The descent from the mountain is therefore the most psychologically revealing moment of all. Jesus touches them—that gentle, restoring touch—and says, “Rise, and do not be afraid.” He does not scold Peter for his foolish offer of tents. He does not mock their terror. He simply brings them back to themselves, back to him, back to the ordinary. And when they raise their eyes, Moses and Elijah are gone. The cloud is gone. There is only Jesus, looking as he always looked, walking the same dusty path they have always walked.
But he is not the same. And neither, though they do not yet know it, are they. Something has been planted in them that will only bear fruit after the resurrection, after the descent into their own failure, after the long processing of trauma and grace.

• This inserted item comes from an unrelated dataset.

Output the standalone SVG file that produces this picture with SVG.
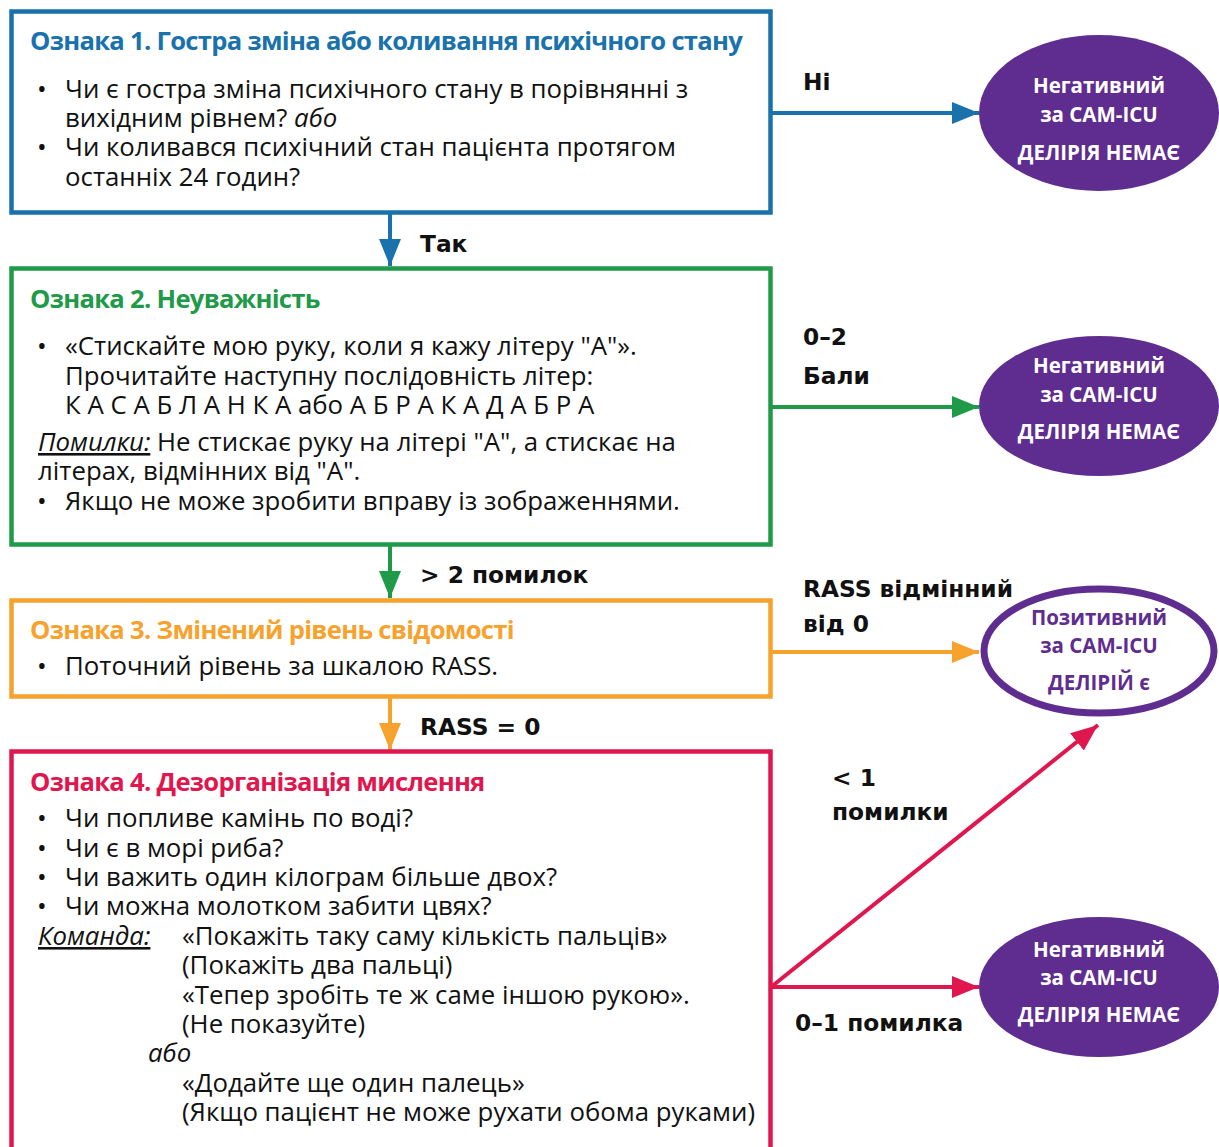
<svg xmlns="http://www.w3.org/2000/svg" width="1219" height="1147" viewBox="0 0 1219 1147">
  <style>
    .box { fill: #ffffff; stroke-width: 4.5; }
    .title { font-family: "Open Sans", "Noto Sans", sans-serif; font-weight: 700; font-size: 25.6px; letter-spacing: -0.7px; }
    .body { font-family: "Open Sans", "Noto Sans", sans-serif; font-size: 25.8px; fill: #111111; }
    .it { font-style: italic; }
    .ul { text-decoration: underline; }
    .lbl { font-family: "DejaVu Sans", "Noto Sans", sans-serif; font-weight: 700; font-size: 23.3px; fill: #111111; }
    .ov { font-family: "Open Sans", "Noto Sans", sans-serif; font-weight: 700; font-size: 20.5px; text-anchor: middle; }
    .ovneg { fill: #ffffff; }
    .ovpos { fill: #5f2d8f; }
    .conn { fill: none; stroke-width: 4; }
  </style>
  <defs>
    <marker id="ah-blue" markerUnits="userSpaceOnUse" markerWidth="28" markerHeight="24" refX="27" refY="12" orient="auto">
      <path d="M0,1 L27,12 L0,23 z" fill="#1a72ac"/>
    </marker>
    <marker id="ah-green" markerUnits="userSpaceOnUse" markerWidth="28" markerHeight="24" refX="27" refY="12" orient="auto">
      <path d="M0,1 L27,12 L0,23 z" fill="#1f9a48"/>
    </marker>
    <marker id="ah-orange" markerUnits="userSpaceOnUse" markerWidth="28" markerHeight="24" refX="27" refY="12" orient="auto">
      <path d="M0,1 L27,12 L0,23 z" fill="#f7a22d"/>
    </marker>
    <marker id="ah-red" markerUnits="userSpaceOnUse" markerWidth="28" markerHeight="24" refX="27" refY="12" orient="auto">
      <path d="M0,1 L27,12 L0,23 z" fill="#e0174f"/>
    </marker>
  </defs>

  <rect width="1219" height="1147" fill="#ffffff"/>

  <!-- connectors -->
  <g id="connectors">
    <line class="conn" x1="771" y1="113" x2="979" y2="113" stroke="#1a72ac" marker-end="url(#ah-blue)"/>
    <line class="conn" x1="390" y1="213" x2="390" y2="266" stroke="#1a72ac" marker-end="url(#ah-blue)"/>
    <line class="conn" x1="771" y1="407" x2="979" y2="407" stroke="#1f9a48" marker-end="url(#ah-green)"/>
    <line class="conn" x1="390" y1="545" x2="390" y2="598" stroke="#1f9a48" marker-end="url(#ah-green)"/>
    <line class="conn" x1="771" y1="652" x2="979" y2="652" stroke="#f7a22d" marker-end="url(#ah-orange)"/>
    <line class="conn" x1="390" y1="697" x2="390" y2="750" stroke="#f7a22d" marker-end="url(#ah-orange)"/>
    <line class="conn" x1="771" y1="987" x2="1098" y2="725" stroke="#e0174f" marker-end="url(#ah-red)"/>
    <line class="conn" x1="771" y1="987" x2="979" y2="987" stroke="#e0174f" marker-end="url(#ah-red)"/>

    <text class="lbl" x="803" y="90">Ні</text>
    <text class="lbl" x="420" y="252">Так</text>
    <text class="lbl" x="803" y="345">0–2</text>
    <text class="lbl" x="803" y="384">Бали</text>
    <text class="lbl" x="420" y="583">&gt; 2 помилок</text>
    <text class="lbl" x="803" y="597">RASS відмінний</text>
    <text class="lbl" x="803" y="632">від 0</text>
    <text class="lbl" x="420" y="735">RASS = 0</text>
    <text class="lbl" x="832" y="786">&lt; 1</text>
    <text class="lbl" x="832" y="820">помилки</text>
    <text class="lbl" x="795" y="1031">0–1 помилка</text>
  </g>

  <!-- Feature 1 -->
  <g id="feature1">
    <rect class="box" x="11.5" y="11.5" width="759" height="201" stroke="#1a72ac"/>
    <text class="title" x="30" y="50" fill="#1a72ac">Ознака 1. Гостра зміна або коливання психічного стану</text>
    <text class="body" x="37" y="98">•</text>
    <text class="body" x="65" y="98">Чи є гостра зміна психічного стану в порівнянні з</text>
    <text class="body" x="65" y="127">вихідним рівнем? <tspan class="it">або</tspan></text>
    <text class="body" x="37" y="156">•</text>
    <text class="body" x="65" y="156">Чи коливався психічний стан пацієнта протягом</text>
    <text class="body" x="65" y="186">останніх 24 годин?</text>
  </g>

  <!-- Feature 2 -->
  <g id="feature2">
    <rect class="box" x="11.5" y="268.5" width="759" height="276" stroke="#1f9a48"/>
    <text class="title" x="30" y="308" fill="#1f9a48">Ознака 2. Неуважність</text>
    <text class="body" x="37" y="355">•</text>
    <text class="body" x="65" y="355">«Стискайте мою руку, коли я кажу літеру "А"».</text>
    <text class="body" x="65" y="385">Прочитайте наступну послідовність літер:</text>
    <text class="body" x="65" y="414">К А С А Б Л А Н К А або А Б Р А К А Д А Б Р А</text>
    <text class="body" x="38" y="451"><tspan class="it ul">Помилки:</tspan> Не стискає руку на літері "А", а стискає на</text>
    <text class="body" x="38" y="480">літерах, відмінних від "А".</text>
    <text class="body" x="37" y="510">•</text>
    <text class="body" x="65" y="510">Якщо не може зробити вправу із зображеннями.</text>
  </g>

  <!-- Feature 3 -->
  <g id="feature3">
    <rect class="box" x="11.5" y="600.5" width="759" height="96" stroke="#f7a22d"/>
    <text class="title" x="30" y="639" fill="#f7a22d">Ознака 3. Змінений рівень свідомості</text>
    <text class="body" x="37" y="675">•</text>
    <text class="body" x="65" y="675">Поточний рівень за шкалою RASS.</text>
  </g>

  <!-- Feature 4 -->
  <g id="feature4">
    <rect class="box" x="11.5" y="751.5" width="759" height="420" stroke="#e0174f"/>
    <text class="title" x="30" y="791" fill="#e0174f">Ознака 4. Дезорганізація мислення</text>
    <text class="body" x="37" y="827">•</text>
    <text class="body" x="65" y="827">Чи попливе камінь по воді?</text>
    <text class="body" x="37" y="857">•</text>
    <text class="body" x="65" y="857">Чи є в морі риба?</text>
    <text class="body" x="37" y="886">•</text>
    <text class="body" x="65" y="886">Чи важить один кілограм більше двох?</text>
    <text class="body" x="37" y="915">•</text>
    <text class="body" x="65" y="915">Чи можна молотком забити цвях?</text>
    <text class="body it ul" x="38" y="945">Команда:</text>
    <text class="body" x="182" y="945">«Покажіть таку саму кількість пальців»</text>
    <text class="body" x="182" y="974">(Покажіть два пальці)</text>
    <text class="body" x="182" y="1004">«Тепер зробіть те ж саме іншою рукою».</text>
    <text class="body" x="182" y="1033">(Не показуйте)</text>
    <text class="body it" x="148" y="1062">або</text>
    <text class="body" x="182" y="1092">«Додайте ще один палець»</text>
    <text class="body" x="182" y="1121">(Якщо пацієнт не може рухати обома руками)</text>
  </g>

  <!-- Outcome ovals -->
  <g id="negative1">
    <ellipse cx="1099" cy="113" rx="120" ry="78" fill="#5f2d8f"/>
    <text class="ov ovneg" x="1099" y="93">Негативний</text>
    <text class="ov ovneg" x="1099" y="122">за CAM-ICU</text>
    <text class="ov ovneg" x="1099" y="160">ДЕЛІРІЯ НЕМАЄ</text>
  </g>
  <g id="negative2">
    <ellipse cx="1099" cy="406" rx="120" ry="70" fill="#5f2d8f"/>
    <text class="ov ovneg" x="1099" y="373">Негативний</text>
    <text class="ov ovneg" x="1099" y="402">за CAM-ICU</text>
    <text class="ov ovneg" x="1099" y="439">ДЕЛІРІЯ НЕМАЄ</text>
  </g>
  <g id="positive">
    <ellipse cx="1099" cy="651" rx="115" ry="62" fill="#ffffff" stroke="#5f2d8f" stroke-width="7"/>
    <text class="ov ovpos" x="1099" y="625">Позитивний</text>
    <text class="ov ovpos" x="1099" y="653">за CAM-ICU</text>
    <text class="ov ovpos" x="1099" y="690">ДЕЛІРІЙ є</text>
  </g>
  <g id="negative3">
    <ellipse cx="1099" cy="987" rx="120" ry="70" fill="#5f2d8f"/>
    <text class="ov ovneg" x="1099" y="957">Негативний</text>
    <text class="ov ovneg" x="1099" y="985">за CAM-ICU</text>
    <text class="ov ovneg" x="1099" y="1022">ДЕЛІРІЯ НЕМАЄ</text>
  </g>
</svg>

The command to tell no one until the Son of Man has been raised from the dead is not merely about timing. It is about integration. They cannot speak of the glory until they have lived through the shame. They cannot preach the transfiguration until they have stood beneath the cross and wondered if everything they believed was a lie.
This is the journey we all make. We are given moments of clarity, of intimacy, of transcendent certainty. And our first impulse, like Peter’s, is to build tents—to freeze the moment, to possess it, to make it a permanent escape from the ambiguities of ordinary life. But the voice from the cloud does not say, “Stay here forever.” It says, “Listen to him.” And listening to him means following him down the mountain, into the valley, into the places where glory is hidden and faith is tested and love is demanded not in brilliant light but in the grey twilight of daily fidelity.
The same road, traveled by different hearts, leads to different destinations. Peter will eventually understand. But not yet. For now, he must simply rise, and not be afraid, and walk with Jesus toward a future he cannot yet imagine.